__What is asked__
Exactly retype the lines from the one containing "What React, TypeScript" through the one containing "const totalValues = [24500, 27218, 26913];"; both ends count, pictures do not.

__Task input__
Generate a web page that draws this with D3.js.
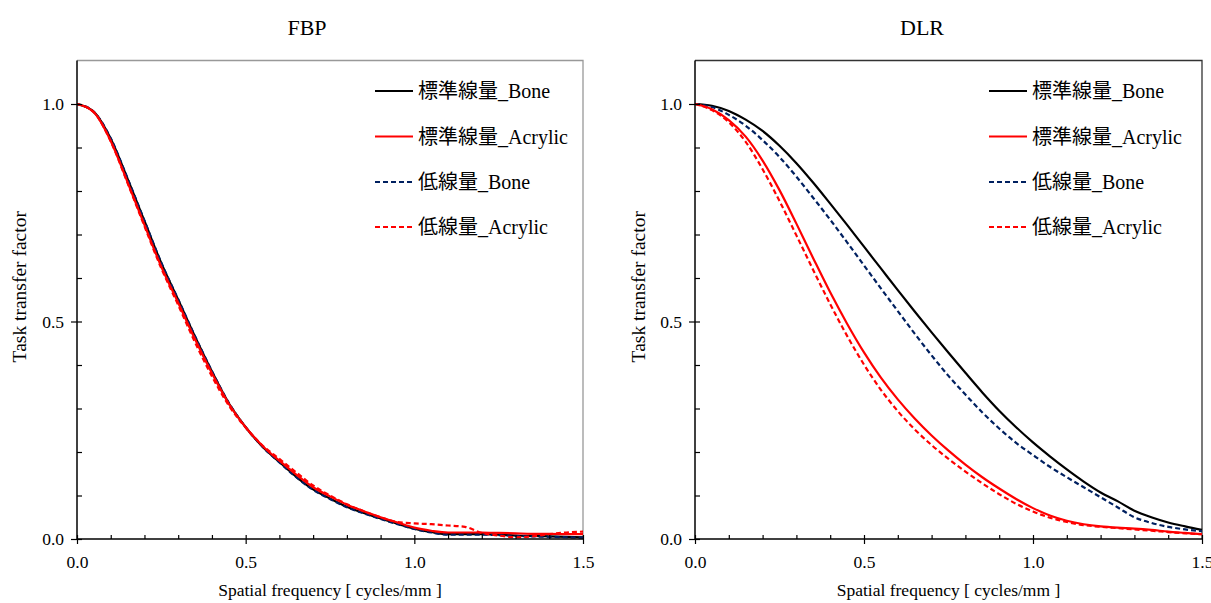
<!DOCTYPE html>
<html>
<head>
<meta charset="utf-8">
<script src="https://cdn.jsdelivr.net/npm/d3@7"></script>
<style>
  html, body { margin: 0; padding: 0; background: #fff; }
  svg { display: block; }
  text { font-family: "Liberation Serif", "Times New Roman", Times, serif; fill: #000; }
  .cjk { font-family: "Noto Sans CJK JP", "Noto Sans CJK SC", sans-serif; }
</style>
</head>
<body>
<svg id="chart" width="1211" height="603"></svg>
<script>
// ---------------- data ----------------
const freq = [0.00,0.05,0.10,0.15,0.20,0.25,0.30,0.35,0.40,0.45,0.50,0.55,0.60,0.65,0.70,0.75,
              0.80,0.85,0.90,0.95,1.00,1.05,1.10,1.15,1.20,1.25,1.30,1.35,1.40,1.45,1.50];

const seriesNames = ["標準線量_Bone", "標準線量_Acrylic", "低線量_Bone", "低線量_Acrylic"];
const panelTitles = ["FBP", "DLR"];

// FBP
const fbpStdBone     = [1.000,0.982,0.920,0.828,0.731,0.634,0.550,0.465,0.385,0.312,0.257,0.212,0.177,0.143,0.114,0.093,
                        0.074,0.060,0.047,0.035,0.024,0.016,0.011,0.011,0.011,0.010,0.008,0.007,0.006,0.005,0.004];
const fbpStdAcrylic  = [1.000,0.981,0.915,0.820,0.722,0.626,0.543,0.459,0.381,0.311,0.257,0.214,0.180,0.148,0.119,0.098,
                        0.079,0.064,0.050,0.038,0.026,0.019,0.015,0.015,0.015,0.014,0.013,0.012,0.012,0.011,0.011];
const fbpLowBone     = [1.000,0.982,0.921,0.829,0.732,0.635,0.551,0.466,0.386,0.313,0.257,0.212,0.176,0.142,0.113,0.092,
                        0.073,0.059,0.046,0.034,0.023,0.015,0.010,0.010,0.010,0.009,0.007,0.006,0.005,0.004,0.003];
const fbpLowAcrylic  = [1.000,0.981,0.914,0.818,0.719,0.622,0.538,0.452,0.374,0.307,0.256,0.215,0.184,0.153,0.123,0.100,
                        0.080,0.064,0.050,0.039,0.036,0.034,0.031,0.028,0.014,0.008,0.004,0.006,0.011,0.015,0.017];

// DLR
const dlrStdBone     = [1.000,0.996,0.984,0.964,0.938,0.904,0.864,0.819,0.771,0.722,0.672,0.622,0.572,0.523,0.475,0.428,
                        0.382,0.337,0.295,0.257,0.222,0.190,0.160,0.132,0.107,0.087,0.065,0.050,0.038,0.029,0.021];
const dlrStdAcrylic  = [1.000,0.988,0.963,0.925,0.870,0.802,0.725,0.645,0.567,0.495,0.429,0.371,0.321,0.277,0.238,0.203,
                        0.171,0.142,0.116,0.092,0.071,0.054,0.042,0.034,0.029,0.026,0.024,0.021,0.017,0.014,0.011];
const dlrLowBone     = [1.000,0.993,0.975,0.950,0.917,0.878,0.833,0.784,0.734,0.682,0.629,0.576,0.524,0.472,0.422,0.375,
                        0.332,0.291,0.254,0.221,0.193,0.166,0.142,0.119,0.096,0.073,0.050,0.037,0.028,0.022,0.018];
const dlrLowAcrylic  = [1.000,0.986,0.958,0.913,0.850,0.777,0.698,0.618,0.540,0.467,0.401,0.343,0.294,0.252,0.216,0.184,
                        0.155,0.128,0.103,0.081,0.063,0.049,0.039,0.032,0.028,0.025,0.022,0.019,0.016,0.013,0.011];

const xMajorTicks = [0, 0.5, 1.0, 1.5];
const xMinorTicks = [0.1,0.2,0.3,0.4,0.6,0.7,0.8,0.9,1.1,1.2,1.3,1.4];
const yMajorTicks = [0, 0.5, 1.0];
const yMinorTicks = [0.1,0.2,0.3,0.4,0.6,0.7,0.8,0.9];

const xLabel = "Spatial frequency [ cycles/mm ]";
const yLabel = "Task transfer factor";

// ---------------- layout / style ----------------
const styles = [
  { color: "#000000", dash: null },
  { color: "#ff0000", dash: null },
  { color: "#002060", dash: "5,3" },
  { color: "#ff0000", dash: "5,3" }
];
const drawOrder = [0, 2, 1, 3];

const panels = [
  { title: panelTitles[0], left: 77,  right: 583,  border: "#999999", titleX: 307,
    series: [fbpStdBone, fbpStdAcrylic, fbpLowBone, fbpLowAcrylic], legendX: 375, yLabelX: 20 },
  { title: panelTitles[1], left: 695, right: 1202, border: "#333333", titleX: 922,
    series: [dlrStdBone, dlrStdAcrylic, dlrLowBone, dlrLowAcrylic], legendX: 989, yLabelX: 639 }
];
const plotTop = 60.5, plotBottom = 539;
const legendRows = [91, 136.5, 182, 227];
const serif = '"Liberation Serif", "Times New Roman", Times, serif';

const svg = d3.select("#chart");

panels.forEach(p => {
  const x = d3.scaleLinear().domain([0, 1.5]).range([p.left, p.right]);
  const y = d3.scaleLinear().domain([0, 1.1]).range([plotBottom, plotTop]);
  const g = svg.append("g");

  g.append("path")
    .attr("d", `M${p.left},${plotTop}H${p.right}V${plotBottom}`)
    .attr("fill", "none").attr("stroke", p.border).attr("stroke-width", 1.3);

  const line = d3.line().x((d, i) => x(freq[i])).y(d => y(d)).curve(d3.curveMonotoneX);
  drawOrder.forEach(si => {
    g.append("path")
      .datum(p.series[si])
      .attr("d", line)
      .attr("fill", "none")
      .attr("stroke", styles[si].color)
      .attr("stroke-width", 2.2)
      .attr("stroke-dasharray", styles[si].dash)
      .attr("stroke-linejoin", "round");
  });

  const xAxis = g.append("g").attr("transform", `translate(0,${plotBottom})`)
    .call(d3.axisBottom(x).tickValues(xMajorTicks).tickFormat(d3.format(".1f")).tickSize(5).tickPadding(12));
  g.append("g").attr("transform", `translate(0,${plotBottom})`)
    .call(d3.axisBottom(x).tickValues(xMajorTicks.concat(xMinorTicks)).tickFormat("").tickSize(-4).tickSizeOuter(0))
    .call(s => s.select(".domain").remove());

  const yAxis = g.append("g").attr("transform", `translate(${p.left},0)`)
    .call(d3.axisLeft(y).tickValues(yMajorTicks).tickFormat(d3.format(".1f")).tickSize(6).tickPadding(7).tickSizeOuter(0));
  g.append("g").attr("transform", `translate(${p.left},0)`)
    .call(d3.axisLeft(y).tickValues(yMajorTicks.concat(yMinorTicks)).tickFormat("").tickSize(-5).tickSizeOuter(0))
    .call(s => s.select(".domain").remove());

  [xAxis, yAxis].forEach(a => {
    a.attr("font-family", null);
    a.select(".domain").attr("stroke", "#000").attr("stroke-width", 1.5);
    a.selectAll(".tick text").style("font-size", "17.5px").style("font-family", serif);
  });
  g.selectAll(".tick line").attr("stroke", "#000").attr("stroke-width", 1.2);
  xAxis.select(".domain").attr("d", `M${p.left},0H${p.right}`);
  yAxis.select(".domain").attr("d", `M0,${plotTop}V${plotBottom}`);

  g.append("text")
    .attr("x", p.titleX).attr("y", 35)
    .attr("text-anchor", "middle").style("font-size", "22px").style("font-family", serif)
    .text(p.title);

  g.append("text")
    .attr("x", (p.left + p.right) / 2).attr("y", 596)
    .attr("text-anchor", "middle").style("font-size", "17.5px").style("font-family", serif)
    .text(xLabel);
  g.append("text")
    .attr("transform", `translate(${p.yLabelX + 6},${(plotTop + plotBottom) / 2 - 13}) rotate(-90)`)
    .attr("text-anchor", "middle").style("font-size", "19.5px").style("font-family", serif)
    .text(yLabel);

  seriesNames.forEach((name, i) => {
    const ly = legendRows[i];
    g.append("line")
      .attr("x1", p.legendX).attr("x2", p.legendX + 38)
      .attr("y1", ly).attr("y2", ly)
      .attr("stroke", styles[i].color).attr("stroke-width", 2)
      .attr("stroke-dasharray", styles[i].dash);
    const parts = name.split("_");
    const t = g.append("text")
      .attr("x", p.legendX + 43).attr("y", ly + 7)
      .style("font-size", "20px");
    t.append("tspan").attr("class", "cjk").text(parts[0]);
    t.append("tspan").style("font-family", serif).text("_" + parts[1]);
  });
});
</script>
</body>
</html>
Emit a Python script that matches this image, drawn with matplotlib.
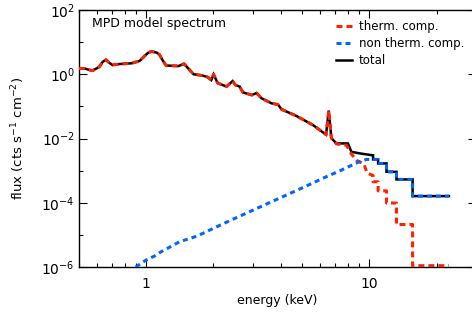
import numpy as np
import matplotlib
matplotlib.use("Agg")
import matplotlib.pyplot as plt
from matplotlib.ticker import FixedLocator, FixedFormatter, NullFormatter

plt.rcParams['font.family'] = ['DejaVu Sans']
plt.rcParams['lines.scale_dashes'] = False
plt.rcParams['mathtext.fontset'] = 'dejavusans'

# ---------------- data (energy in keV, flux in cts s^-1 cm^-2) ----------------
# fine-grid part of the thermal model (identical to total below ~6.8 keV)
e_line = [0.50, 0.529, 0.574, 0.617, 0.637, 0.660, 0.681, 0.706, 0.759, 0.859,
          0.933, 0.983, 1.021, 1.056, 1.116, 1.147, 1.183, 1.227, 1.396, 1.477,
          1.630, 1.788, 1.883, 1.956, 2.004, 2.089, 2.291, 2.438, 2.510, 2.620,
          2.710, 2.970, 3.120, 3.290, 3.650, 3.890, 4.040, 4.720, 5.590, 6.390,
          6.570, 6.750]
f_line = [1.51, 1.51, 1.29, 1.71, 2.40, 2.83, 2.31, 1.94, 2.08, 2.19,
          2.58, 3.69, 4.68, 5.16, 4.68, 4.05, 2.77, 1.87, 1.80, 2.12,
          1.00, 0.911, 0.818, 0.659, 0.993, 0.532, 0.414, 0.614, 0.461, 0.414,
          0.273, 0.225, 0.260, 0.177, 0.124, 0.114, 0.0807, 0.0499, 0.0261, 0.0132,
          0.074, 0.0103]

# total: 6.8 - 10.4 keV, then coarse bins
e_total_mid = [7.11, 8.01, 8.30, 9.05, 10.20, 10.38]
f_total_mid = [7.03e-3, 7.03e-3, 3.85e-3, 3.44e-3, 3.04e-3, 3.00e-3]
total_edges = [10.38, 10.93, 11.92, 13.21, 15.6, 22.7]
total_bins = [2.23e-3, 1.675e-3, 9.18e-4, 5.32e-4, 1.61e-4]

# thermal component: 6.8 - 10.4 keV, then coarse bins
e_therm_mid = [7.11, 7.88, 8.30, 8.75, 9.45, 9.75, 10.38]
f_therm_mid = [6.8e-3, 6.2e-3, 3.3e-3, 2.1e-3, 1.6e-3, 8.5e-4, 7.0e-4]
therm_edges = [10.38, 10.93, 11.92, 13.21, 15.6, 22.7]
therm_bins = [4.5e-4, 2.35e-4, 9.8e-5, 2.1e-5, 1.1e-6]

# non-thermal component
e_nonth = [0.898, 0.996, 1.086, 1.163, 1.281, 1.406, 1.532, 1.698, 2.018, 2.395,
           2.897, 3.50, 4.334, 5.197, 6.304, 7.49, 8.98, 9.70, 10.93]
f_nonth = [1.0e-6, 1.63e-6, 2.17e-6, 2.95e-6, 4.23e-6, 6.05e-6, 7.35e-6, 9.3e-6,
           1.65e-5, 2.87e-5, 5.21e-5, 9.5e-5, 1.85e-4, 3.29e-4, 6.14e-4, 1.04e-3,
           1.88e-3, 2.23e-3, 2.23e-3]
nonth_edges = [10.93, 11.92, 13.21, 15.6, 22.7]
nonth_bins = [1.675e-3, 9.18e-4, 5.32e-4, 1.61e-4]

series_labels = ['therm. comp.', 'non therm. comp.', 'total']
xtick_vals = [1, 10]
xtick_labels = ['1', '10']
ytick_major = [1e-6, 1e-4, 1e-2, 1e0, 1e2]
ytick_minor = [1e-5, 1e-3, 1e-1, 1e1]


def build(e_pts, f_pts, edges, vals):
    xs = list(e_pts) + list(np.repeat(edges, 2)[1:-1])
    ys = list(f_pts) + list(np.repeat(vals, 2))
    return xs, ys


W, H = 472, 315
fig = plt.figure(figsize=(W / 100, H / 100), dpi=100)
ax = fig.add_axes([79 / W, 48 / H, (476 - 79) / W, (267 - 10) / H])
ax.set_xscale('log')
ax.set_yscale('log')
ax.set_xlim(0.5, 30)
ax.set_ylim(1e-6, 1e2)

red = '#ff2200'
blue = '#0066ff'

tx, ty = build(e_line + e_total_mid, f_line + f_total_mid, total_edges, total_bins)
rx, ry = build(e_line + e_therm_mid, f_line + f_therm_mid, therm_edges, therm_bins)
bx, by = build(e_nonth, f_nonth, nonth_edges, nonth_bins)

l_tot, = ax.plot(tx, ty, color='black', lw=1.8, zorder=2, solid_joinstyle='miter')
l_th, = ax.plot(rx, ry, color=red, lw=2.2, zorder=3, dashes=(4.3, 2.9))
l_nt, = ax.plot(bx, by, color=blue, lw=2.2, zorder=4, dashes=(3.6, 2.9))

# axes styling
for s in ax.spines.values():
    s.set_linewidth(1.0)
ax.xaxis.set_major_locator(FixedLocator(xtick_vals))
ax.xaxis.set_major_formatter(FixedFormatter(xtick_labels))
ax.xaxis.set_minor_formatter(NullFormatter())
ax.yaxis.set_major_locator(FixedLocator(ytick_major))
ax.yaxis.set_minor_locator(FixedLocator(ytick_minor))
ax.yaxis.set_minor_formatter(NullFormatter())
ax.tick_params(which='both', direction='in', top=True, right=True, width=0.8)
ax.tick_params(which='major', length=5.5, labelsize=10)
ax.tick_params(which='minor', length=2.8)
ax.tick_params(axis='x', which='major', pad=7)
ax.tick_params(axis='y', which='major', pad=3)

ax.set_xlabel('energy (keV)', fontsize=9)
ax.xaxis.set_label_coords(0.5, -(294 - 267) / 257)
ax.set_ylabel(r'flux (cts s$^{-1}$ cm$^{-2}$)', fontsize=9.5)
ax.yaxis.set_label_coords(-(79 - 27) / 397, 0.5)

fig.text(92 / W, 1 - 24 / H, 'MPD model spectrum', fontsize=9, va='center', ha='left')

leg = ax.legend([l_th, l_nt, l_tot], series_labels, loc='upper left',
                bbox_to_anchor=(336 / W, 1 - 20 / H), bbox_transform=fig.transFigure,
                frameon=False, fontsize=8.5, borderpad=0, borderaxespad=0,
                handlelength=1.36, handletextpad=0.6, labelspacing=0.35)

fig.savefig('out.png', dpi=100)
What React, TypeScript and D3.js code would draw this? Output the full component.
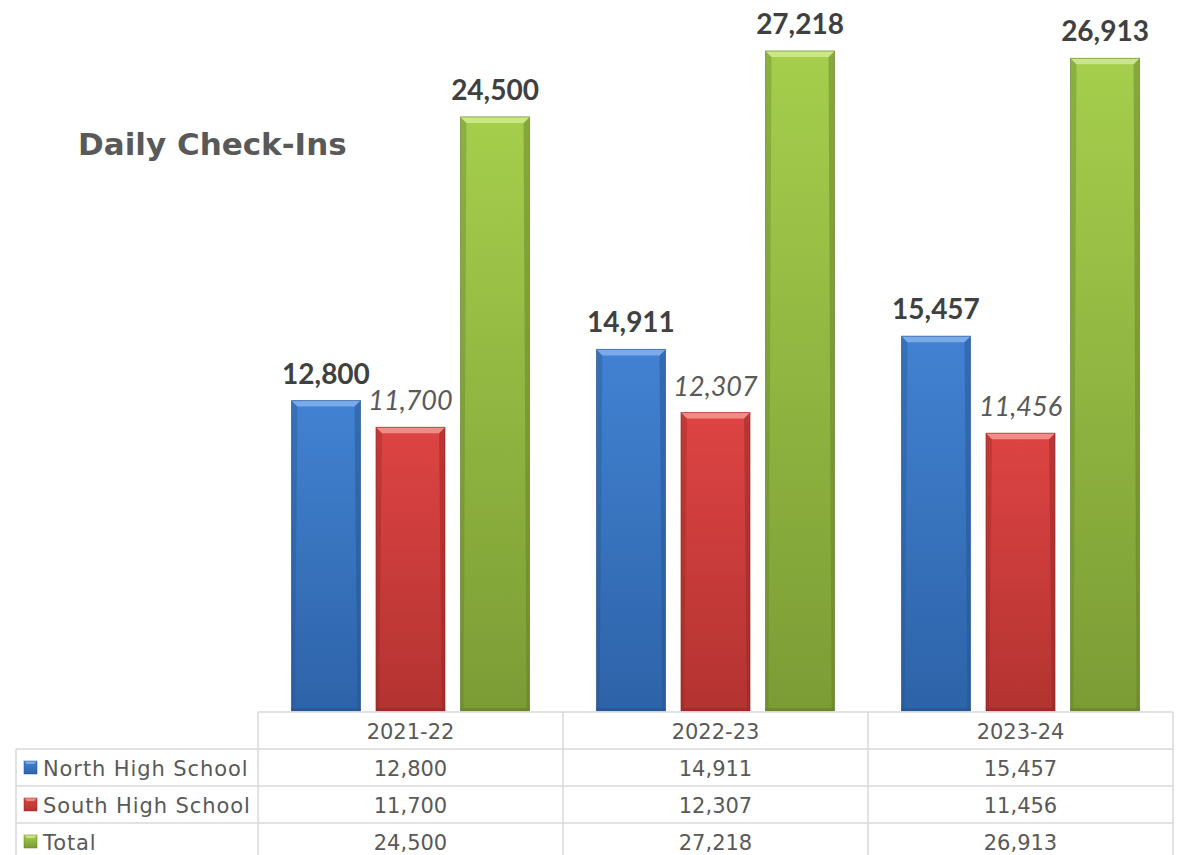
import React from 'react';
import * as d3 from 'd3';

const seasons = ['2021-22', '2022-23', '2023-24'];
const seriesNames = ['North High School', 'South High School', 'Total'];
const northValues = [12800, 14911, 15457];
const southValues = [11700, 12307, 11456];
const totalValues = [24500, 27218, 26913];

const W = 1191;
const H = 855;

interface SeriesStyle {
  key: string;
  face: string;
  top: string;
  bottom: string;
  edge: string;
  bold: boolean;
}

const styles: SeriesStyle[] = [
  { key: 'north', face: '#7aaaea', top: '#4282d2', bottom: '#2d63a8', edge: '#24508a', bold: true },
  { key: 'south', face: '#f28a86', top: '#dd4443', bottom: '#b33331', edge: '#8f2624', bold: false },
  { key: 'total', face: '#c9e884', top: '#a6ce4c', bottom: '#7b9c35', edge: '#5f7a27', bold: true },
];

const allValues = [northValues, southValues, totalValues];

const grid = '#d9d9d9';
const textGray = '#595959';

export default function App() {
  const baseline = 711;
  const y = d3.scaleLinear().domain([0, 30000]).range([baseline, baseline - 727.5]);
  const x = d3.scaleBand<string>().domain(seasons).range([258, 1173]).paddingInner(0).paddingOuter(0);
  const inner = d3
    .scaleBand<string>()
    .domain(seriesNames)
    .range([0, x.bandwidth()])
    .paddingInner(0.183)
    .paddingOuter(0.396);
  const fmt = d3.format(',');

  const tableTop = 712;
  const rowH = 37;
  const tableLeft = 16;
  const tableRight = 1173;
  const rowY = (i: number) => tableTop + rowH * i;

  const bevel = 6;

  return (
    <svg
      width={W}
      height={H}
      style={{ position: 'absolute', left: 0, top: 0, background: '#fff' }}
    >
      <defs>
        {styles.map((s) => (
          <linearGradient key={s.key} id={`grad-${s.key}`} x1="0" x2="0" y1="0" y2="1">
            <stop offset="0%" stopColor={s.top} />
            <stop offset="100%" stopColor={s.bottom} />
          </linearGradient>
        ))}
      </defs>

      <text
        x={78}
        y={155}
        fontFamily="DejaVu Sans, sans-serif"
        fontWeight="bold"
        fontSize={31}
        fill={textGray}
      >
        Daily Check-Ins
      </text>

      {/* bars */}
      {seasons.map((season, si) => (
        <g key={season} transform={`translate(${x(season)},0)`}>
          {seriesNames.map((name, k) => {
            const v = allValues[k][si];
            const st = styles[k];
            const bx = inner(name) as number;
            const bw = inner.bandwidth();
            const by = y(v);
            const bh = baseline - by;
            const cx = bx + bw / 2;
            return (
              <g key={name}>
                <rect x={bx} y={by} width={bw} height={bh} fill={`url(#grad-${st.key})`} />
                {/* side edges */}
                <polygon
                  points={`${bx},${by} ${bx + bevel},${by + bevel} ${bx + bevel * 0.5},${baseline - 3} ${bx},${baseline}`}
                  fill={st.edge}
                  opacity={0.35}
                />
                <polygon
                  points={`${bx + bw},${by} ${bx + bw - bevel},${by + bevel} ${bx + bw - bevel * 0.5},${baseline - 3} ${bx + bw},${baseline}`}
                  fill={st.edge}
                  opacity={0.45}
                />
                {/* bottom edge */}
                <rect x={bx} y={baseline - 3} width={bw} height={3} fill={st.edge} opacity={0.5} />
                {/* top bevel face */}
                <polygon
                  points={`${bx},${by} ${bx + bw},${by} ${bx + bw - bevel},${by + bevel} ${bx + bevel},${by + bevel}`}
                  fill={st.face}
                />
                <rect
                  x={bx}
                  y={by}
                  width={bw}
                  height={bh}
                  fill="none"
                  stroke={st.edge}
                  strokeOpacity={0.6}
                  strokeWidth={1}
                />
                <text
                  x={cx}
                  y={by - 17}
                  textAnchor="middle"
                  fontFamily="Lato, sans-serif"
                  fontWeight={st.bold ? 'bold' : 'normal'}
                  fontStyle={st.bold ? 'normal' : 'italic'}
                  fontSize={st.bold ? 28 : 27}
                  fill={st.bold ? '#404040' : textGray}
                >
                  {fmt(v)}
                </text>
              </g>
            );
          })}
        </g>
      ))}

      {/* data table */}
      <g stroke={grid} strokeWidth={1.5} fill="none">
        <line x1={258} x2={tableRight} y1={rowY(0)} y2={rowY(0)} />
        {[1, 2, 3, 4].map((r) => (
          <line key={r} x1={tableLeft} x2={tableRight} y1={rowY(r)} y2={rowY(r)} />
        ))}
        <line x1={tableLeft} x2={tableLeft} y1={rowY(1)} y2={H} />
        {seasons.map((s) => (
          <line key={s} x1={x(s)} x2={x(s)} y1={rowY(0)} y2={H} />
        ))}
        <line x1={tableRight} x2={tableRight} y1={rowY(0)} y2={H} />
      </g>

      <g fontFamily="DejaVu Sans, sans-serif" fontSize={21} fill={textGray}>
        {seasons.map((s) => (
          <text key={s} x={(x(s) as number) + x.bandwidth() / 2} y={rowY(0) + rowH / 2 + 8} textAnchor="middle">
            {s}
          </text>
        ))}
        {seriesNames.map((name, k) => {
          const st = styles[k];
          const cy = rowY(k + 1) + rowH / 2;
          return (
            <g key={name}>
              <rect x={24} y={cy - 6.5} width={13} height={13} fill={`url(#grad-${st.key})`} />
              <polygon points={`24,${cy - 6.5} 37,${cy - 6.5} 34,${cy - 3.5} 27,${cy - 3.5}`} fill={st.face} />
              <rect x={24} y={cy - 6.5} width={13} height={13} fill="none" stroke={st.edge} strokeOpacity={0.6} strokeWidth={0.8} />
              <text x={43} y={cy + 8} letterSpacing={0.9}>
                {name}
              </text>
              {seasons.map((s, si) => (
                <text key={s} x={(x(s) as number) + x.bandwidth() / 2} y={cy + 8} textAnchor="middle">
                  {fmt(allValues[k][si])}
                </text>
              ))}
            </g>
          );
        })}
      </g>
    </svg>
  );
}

__Answer__
What React, TypeScript and D3.js code would draw this? Output the full component.
import React from 'react';
import * as d3 from 'd3';

const seasons = ['2021-22', '2022-23', '2023-24'];
const seriesNames = ['North High School', 'South High School', 'Total'];
const northValues = [12800, 14911, 15457];
const southValues = [11700, 12307, 11456];
const totalValues = [24500, 27218, 26913];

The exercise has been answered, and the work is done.